We are given an array nums of length 3n.
We need to remove a subsequence of exactly n elements, leaving 2n elements. Then divide these 2n into:

First part of length n → sumfirst
Second part of length n → sumsecond

We must return the minimum value of sumfirst - sumsecond we can get.

🧠 My Thought Process

Brute Force Idea:
Try every combination of removing n elements and then splitting the remaining 2n into two halves. Calculate the difference.
⛔️ This is O(comb(3n, n)) — completely intractable for n up to 1e5.
Optimized Strategy:
The idea is:

Fix the first n elements: Use a max heap to maintain the smallest prefix sum of size n from the left 2n elements.
Fix the last n elements: Use a min heap to maintain the largest suffix sum of size n from the right 2n elements.
Traverse the middle n elements and at each point:

 - Maintain `part1[i]`: the minimum possible sum from left side of `n` elements (using max heap).
 - Maintain the max suffix sum from the right (using min heap).
 - For each split, compute `part1[i] - part2[i]` and update the minimum.

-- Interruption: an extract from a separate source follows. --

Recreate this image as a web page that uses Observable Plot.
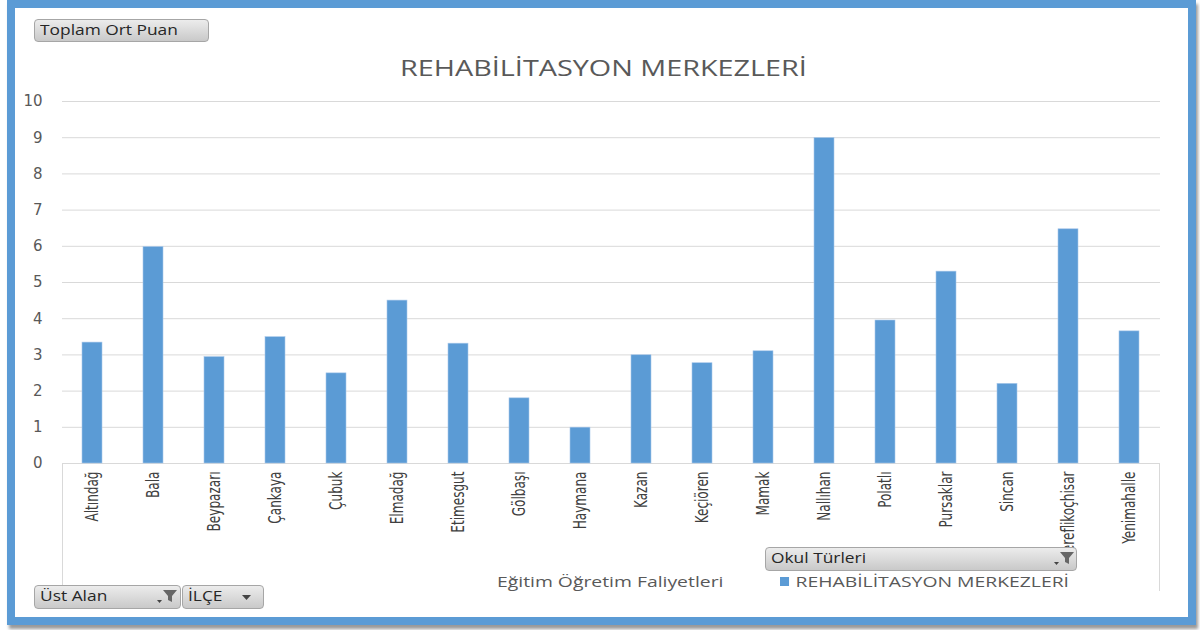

Algorithm Used: ✅ [[Prefix_Sum]] ✅ [[Heap]]

⚙️ Code Implementation (Python)

class Solution:
    def minimumDifference(self, nums: List[int]) -> int:
        n3, n = len(nums), len(nums) // 3

        # Step 1: Min prefix sum of n elements using max heap
        part1 = [0] * (n + 1)
        total = sum(nums[:n])
        ql = [-x for x in nums[:n]]
        heapq.heapify(ql)
        part1[0] = total

        for i in range(n, 2 * n):
            total += nums[i]
            heapq.heappush(ql, -nums[i])
            total -= -heapq.heappop(ql)
            part1[i - (n - 1)] = total

        # Step 2: Max suffix sum of n elements using min heap
        part2_sum = sum(nums[2 * n:])
        qr = nums[2 * n:]
        heapq.heapify(qr)
        ans = part1[n] - part2_sum

        for i in range(2 * n - 1, n - 1, -1):
            part2_sum += nums[i]
            heapq.heappush(qr, nums[i])
            part2_sum -= heapq.heappop(qr)
            ans = min(ans, part1[i - n] - part2_sum)

        return ans

⏱️ Time & Space Complexity

Time: O(n log n)
Space: O(n) for the heaps and prefix arrays

🧩 Key Takeaways

✅ Maintaining a fixed-size max/min set using heaps can help simulate optimal greedy choices.
✅ Breaking a problem into “left”, “middle”, and “right” sections often allows efficient precomputation.
💡 The use of prefix heap building and suffix heap building is extremely powerful.
💭 If a problem involves k removals or partitions and is performance-critical, try monotonic data structures, heaps, or multisets.

🔁 Reflection (Self-Check)

[x] Could I solve this without help?
→ The idea was in my head but I struggled with the implementation.
[ ] Did I write code from scratch?
→ I could eventually write it after understanding the heap transitions.
[x] Did I understand why it works?
→ Yes, but it required stepping through slowly.
[x] Will I be able to recall this in a week?
→ I will if I practice prefix/suffix heap techniques again.